DATA SHOWN:
______

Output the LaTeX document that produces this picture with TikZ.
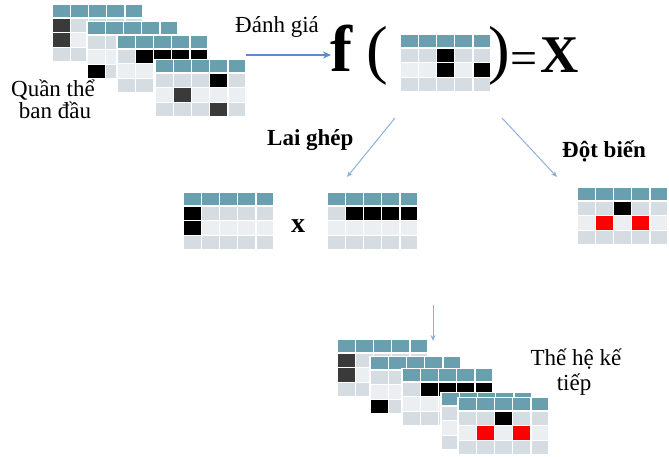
\documentclass[tikz,border=0pt]{standalone}
\usepackage{fontspec}
\setmainfont{Liberation Serif}
\usetikzlibrary{arrows.meta}

\definecolor{hdrteal}{HTML}{6A9FAF}
\definecolor{rowdark}{HTML}{D5DDE3}
\definecolor{rowlight}{HTML}{EBEFF1}
\definecolor{cellgray}{HTML}{3A3A3A}
\definecolor{arrowblue}{HTML}{5B8BCB}
\definecolor{thinblue}{HTML}{8DB0DA}

% A chromosome table: teal header row and three gene rows of five cells.
% #1,#2 = top-left corner, #3 = marked cells as column/row/colour
\newcommand\chromgrid[3]{%
  \begin{scope}[shift={(#1,#2)}]
    \fill[white] (-1,-1) rectangle (92,58);
    \foreach \cc in {0,...,4}{
      \fill[hdrteal]  ({\cc*18.2+0.7},0)    rectangle ++(16.8,12);
      \fill[rowdark]  ({\cc*18.2+0.7},13.5) rectangle ++(16.8,13.5);
      \fill[rowlight] ({\cc*18.2+0.7},28)   rectangle ++(16.8,13.5);
      \fill[rowdark]  ({\cc*18.2+0.7},42.5) rectangle ++(16.8,13.5);
    }
    \foreach \cc/\rr/\kk in {#3}{
      \fill[\kk] ({(\cc-1)*18.2+0.7},{13.5+(\rr-1)*14.5}) rectangle ++(16.8,13.5);
    }
  \end{scope}}

\tikzset{
  txtlabel/.style={inner sep=0pt, font=\fontsize{23}{26}\selectfont},
  boldlabel/.style={inner sep=0pt, font=\fontsize{23}{26}\selectfont\bfseries},
  formula/.style={inner sep=0pt},
  evalarrow/.style={draw=arrowblue, line width=1.6pt, -{Stealth[length=8pt,width=7pt]}},
  steparrow/.style={draw=thinblue, line width=1pt, -{Stealth[length=6pt,width=5pt]}}
}

\begin{document}
\begin{tikzpicture}[x=1pt, y=-1pt]
\useasboundingbox (0,0) rectangle (669,456);

% initial population
\chromgrid{52}{5}{1/1/cellgray, 1/2/cellgray}
\chromgrid{87}{22}{1/3/black}
\chromgrid{117}{36}{2/1/black, 3/1/black, 4/1/black, 5/1/black}
\chromgrid{155}{60}{4/1/black, 2/2/cellgray, 4/3/cellgray}
\node[txtlabel, anchor=base] (pop1) at (53,96) {Quần thể};
\node[txtlabel, anchor=base] (pop2) at (55,118) {ban đầu};

% evaluation
\node[txtlabel, anchor=base west] (evaltext) at (235,32) {Đánh giá};
\coordinate (evalstart) at (246,55);
\node[formula, anchor=base west, font=\fontsize{66}{66}\selectfont\bfseries] (fsym) at (330,71) {f};
\coordinate (evalend) at (331,55);
\draw[evalarrow] (evalstart) -- (evalend);
\node[formula, anchor=base west, font=\fontsize{65}{65}\selectfont] (lpar) at (366,71.5) {(};
\chromgrid{400}{35}{3/1/black, 3/2/black, 5/2/black}
\node[formula, anchor=base west, font=\fontsize{65}{65}\selectfont] (rpar) at (488,71.5) {)};
\node[formula, anchor=base west, font=\fontsize{48}{48}\selectfont] (eqsign) at (510.5,74) {=};
\node[formula, anchor=base west, font=\fontsize{53}{53}\selectfont\bfseries] (xval) at (540,72) {X};

% crossover
\coordinate (crossstart) at (395,118);
\coordinate (crossend) at (347,177);
\draw[steparrow] (crossstart) -- (crossend);
\node[boldlabel, anchor=base west] (crosstext) at (267,145) {Lai ghép};
\chromgrid{183}{193}{1/1/black, 1/2/black}
\node[formula, anchor=base, font=\fontsize{28}{28}\selectfont\bfseries] (times) at (298,232) {x};
\chromgrid{327}{193}{2/1/black, 3/1/black, 4/1/black, 5/1/black}

% mutation
\coordinate (mutstart) at (502,118);
\coordinate (mutend) at (557,177);
\draw[steparrow] (mutstart) -- (mutend);
\node[boldlabel, anchor=base west] (muttext) at (562,157) {Đột biến};
\chromgrid{577}{188}{3/1/black, 2/2/red, 4/2/red}

% next generation
\coordinate (nextstart) at (433,305);
\coordinate (nextend) at (433,341);
\draw[steparrow] (nextstart) -- (nextend);
\chromgrid{337}{340}{1/1/cellgray, 1/2/cellgray}
\chromgrid{370}{357}{1/3/black}
\chromgrid{402}{369}{2/1/black, 3/1/black, 4/1/black, 5/1/black}
\chromgrid{441}{393}{1/1/rowdark}
\chromgrid{458}{398}{3/1/black, 2/2/red, 4/2/red}
\node[txtlabel, anchor=base] (next1) at (576,365) {Thế hệ kế};
\node[txtlabel, anchor=base] (next2) at (574,390) {tiếp};
\end{tikzpicture}
\end{document}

______

STATED TASK:
Reproduce the material word for word. Any pictures should be left out of the copy.

CORRECT OUTPUT:
Output the LaTeX document that produces this picture with TikZ.
\documentclass[tikz,border=0pt]{standalone}
\usepackage{fontspec}
\setmainfont{Liberation Serif}
\usetikzlibrary{arrows.meta}

\definecolor{hdrteal}{HTML}{6A9FAF}
\definecolor{rowdark}{HTML}{D5DDE3}
\definecolor{rowlight}{HTML}{EBEFF1}
\definecolor{cellgray}{HTML}{3A3A3A}
\definecolor{arrowblue}{HTML}{5B8BCB}
\definecolor{thinblue}{HTML}{8DB0DA}

% A chromosome table: teal header row and three gene rows of five cells.
% #1,#2 = top-left corner, #3 = marked cells as column/row/colour
\newcommand\chromgrid[3]{%
  \begin{scope}[shift={(#1,#2)}]
    \fill[white] (-1,-1) rectangle (92,58);
    \foreach \cc in {0,...,4}{
      \fill[hdrteal]  ({\cc*18.2+0.7},0)    rectangle ++(16.8,12);
      \fill[rowdark]  ({\cc*18.2+0.7},13.5) rectangle ++(16.8,13.5);
      \fill[rowlight] ({\cc*18.2+0.7},28)   rectangle ++(16.8,13.5);
      \fill[rowdark]  ({\cc*18.2+0.7},42.5) rectangle ++(16.8,13.5);
    }
    \foreach \cc/\rr/\kk in {#3}{
      \fill[\kk] ({(\cc-1)*18.2+0.7},{13.5+(\rr-1)*14.5}) rectangle ++(16.8,13.5);
    }
  \end{scope}}

\tikzset{
  txtlabel/.style={inner sep=0pt, font=\fontsize{23}{26}\selectfont},
  boldlabel/.style={inner sep=0pt, font=\fontsize{23}{26}\selectfont\bfseries},
  formula/.style={inner sep=0pt},
  evalarrow/.style={draw=arrowblue, line width=1.6pt, -{Stealth[length=8pt,width=7pt]}},
  steparrow/.style={draw=thinblue, line width=1pt, -{Stealth[length=6pt,width=5pt]}}
}

\begin{document}
\begin{tikzpicture}[x=1pt, y=-1pt]
\useasboundingbox (0,0) rectangle (669,456);

% initial population
\chromgrid{52}{5}{1/1/cellgray, 1/2/cellgray}
\chromgrid{87}{22}{1/3/black}
\chromgrid{117}{36}{2/1/black, 3/1/black, 4/1/black, 5/1/black}
\chromgrid{155}{60}{4/1/black, 2/2/cellgray, 4/3/cellgray}
\node[txtlabel, anchor=base] (pop1) at (53,96) {Quần thể};
\node[txtlabel, anchor=base] (pop2) at (55,118) {ban đầu};

% evaluation
\node[txtlabel, anchor=base west] (evaltext) at (235,32) {Đánh giá};
\coordinate (evalstart) at (246,55);
\node[formula, anchor=base west, font=\fontsize{66}{66}\selectfont\bfseries] (fsym) at (330,71) {f};
\coordinate (evalend) at (331,55);
\draw[evalarrow] (evalstart) -- (evalend);
\node[formula, anchor=base west, font=\fontsize{65}{65}\selectfont] (lpar) at (366,71.5) {(};
\chromgrid{400}{35}{3/1/black, 3/2/black, 5/2/black}
\node[formula, anchor=base west, font=\fontsize{65}{65}\selectfont] (rpar) at (488,71.5) {)};
\node[formula, anchor=base west, font=\fontsize{48}{48}\selectfont] (eqsign) at (510.5,74) {=};
\node[formula, anchor=base west, font=\fontsize{53}{53}\selectfont\bfseries] (xval) at (540,72) {X};

% crossover
\coordinate (crossstart) at (395,118);
\coordinate (crossend) at (347,177);
\draw[steparrow] (crossstart) -- (crossend);
\node[boldlabel, anchor=base west] (crosstext) at (267,145) {Lai ghép};
\chromgrid{183}{193}{1/1/black, 1/2/black}
\node[formula, anchor=base, font=\fontsize{28}{28}\selectfont\bfseries] (times) at (298,232) {x};
\chromgrid{327}{193}{2/1/black, 3/1/black, 4/1/black, 5/1/black}

% mutation
\coordinate (mutstart) at (502,118);
\coordinate (mutend) at (557,177);
\draw[steparrow] (mutstart) -- (mutend);
\node[boldlabel, anchor=base west] (muttext) at (562,157) {Đột biến};
\chromgrid{577}{188}{3/1/black, 2/2/red, 4/2/red}

% next generation
\coordinate (nextstart) at (433,305);
\coordinate (nextend) at (433,341);
\draw[steparrow] (nextstart) -- (nextend);
\chromgrid{337}{340}{1/1/cellgray, 1/2/cellgray}
\chromgrid{370}{357}{1/3/black}
\chromgrid{402}{369}{2/1/black, 3/1/black, 4/1/black, 5/1/black}
\chromgrid{441}{393}{1/1/rowdark}
\chromgrid{458}{398}{3/1/black, 2/2/red, 4/2/red}
\node[txtlabel, anchor=base] (next1) at (576,365) {Thế hệ kế};
\node[txtlabel, anchor=base] (next2) at (574,390) {tiếp};
\end{tikzpicture}
\end{document}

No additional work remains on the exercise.